__TASK TO COMPLETE__. Show every line in the entries below where the word "that" appears.

__DATA TO USE__.

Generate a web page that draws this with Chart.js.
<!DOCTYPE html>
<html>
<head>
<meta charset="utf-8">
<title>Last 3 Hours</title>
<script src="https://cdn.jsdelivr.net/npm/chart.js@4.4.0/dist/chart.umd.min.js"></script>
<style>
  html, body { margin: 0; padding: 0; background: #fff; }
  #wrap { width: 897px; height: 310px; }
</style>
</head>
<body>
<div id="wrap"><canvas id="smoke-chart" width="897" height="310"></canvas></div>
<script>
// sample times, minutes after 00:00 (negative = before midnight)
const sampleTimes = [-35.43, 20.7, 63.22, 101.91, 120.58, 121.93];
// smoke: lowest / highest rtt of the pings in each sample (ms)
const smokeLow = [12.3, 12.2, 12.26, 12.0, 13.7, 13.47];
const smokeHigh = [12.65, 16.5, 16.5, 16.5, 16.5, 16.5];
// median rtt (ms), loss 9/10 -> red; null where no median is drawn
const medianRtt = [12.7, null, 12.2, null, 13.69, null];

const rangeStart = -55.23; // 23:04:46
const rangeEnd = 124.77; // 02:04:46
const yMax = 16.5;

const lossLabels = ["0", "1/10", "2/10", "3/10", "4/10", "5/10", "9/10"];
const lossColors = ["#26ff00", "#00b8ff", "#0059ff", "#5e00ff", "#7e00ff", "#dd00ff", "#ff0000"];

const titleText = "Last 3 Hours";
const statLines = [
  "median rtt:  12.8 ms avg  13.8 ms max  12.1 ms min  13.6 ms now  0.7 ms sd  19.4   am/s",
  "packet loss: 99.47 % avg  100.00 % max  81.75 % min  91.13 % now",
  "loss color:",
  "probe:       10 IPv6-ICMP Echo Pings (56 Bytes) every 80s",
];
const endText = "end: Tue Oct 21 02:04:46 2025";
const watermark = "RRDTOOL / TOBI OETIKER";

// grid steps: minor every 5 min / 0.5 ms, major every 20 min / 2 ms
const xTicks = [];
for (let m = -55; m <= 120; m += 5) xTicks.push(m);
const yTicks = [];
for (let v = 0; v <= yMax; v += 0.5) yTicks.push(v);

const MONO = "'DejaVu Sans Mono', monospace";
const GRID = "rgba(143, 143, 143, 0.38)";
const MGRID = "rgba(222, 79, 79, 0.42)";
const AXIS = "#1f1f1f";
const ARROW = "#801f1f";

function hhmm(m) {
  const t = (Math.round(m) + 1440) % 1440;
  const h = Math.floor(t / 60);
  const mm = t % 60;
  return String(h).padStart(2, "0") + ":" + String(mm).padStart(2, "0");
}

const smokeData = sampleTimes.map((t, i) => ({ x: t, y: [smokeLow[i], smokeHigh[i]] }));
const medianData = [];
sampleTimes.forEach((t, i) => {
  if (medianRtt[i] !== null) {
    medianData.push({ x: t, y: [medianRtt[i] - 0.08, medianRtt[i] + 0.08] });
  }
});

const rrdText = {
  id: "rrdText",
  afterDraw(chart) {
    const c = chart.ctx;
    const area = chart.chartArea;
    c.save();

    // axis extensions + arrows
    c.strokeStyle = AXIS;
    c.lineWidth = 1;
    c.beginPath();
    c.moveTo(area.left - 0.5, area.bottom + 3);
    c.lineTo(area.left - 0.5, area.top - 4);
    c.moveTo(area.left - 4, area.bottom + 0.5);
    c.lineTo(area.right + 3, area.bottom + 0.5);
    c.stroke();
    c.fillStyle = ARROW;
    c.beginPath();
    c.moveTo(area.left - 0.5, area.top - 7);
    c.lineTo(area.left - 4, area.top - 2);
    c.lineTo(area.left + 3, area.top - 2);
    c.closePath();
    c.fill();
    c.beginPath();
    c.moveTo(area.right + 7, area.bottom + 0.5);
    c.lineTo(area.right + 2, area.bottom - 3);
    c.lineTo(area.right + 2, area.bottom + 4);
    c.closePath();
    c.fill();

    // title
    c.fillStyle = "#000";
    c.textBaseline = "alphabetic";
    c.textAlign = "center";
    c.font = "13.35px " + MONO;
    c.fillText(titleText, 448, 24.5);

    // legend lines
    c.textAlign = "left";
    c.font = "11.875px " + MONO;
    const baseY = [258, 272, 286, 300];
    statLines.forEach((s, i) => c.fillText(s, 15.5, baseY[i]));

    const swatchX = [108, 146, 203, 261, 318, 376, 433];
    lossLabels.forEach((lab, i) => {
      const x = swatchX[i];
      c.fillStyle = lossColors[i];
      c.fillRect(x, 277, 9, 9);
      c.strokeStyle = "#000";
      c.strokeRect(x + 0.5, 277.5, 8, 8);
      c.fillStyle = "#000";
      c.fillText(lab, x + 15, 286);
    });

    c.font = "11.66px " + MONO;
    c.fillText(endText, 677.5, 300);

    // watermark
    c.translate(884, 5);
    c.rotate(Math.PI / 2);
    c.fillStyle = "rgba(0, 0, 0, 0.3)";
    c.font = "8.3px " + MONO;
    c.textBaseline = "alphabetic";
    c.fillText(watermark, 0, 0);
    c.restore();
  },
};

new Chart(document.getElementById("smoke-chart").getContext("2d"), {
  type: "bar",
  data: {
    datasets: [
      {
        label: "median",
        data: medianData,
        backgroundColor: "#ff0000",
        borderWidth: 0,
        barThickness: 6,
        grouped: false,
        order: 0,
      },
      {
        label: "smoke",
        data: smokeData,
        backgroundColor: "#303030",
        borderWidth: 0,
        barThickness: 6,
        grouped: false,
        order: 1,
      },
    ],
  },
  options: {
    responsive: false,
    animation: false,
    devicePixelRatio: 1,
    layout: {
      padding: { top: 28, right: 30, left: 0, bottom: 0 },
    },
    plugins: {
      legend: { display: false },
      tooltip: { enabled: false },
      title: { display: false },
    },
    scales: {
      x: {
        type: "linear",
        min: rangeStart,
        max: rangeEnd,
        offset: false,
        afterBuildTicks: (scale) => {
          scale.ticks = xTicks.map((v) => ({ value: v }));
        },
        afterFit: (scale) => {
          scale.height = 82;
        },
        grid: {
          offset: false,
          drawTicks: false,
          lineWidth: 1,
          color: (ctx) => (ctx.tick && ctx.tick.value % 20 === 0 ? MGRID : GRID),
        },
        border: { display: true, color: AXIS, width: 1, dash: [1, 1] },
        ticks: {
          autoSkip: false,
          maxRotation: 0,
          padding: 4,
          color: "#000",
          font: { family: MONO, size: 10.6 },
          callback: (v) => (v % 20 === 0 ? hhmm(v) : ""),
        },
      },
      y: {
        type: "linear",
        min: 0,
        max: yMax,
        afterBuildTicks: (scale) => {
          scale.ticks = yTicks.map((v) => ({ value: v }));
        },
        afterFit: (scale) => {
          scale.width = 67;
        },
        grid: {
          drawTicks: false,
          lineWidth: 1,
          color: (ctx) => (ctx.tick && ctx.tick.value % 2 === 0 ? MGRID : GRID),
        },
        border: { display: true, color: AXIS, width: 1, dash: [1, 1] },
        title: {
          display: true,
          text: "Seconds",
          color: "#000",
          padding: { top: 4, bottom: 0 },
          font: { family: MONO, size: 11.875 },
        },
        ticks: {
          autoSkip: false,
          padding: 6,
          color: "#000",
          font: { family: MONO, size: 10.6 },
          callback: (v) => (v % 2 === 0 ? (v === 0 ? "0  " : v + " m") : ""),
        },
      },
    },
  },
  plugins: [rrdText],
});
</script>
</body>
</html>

==

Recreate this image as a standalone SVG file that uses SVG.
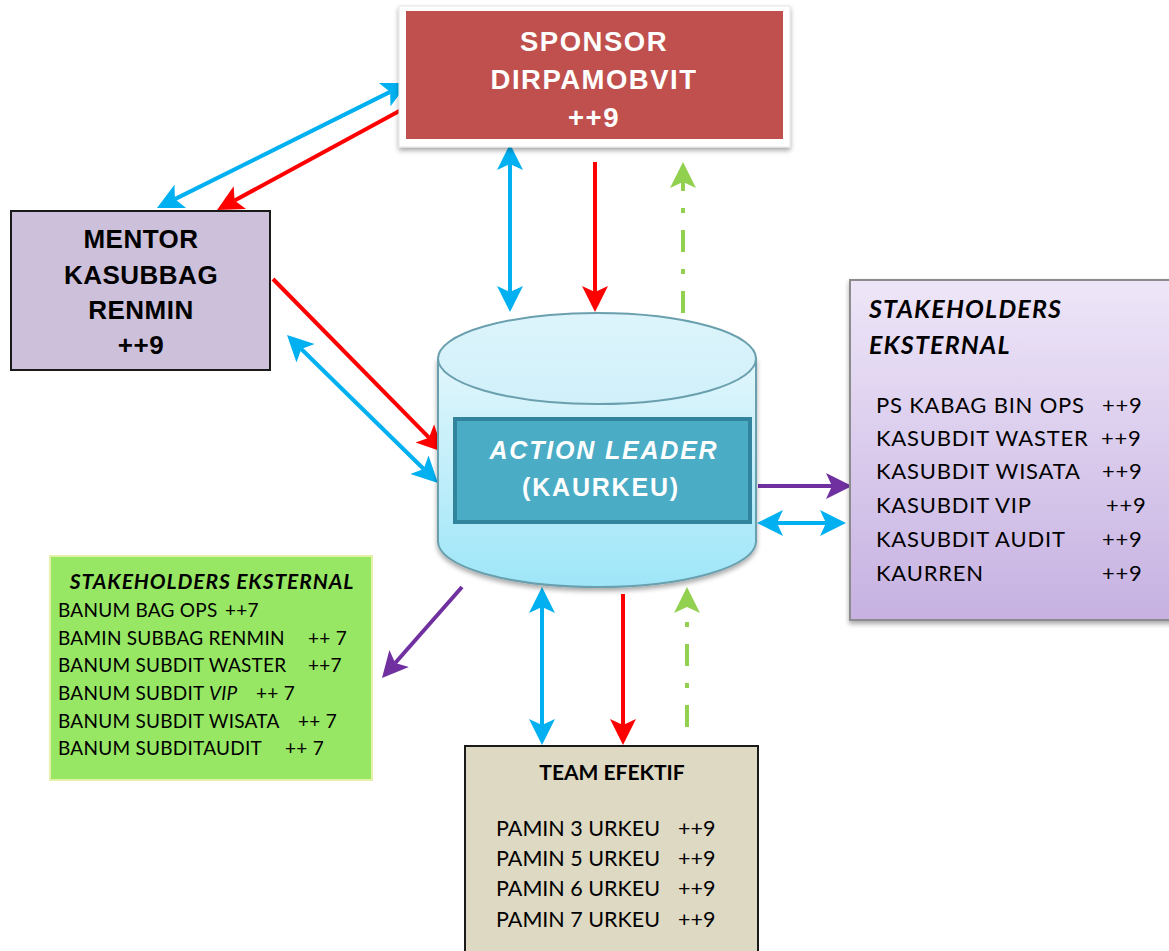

__EXERCISE ANSWER__.
Generate a web page that draws this with Chart.js.
Recreate this image as a standalone SVG file that uses SVG.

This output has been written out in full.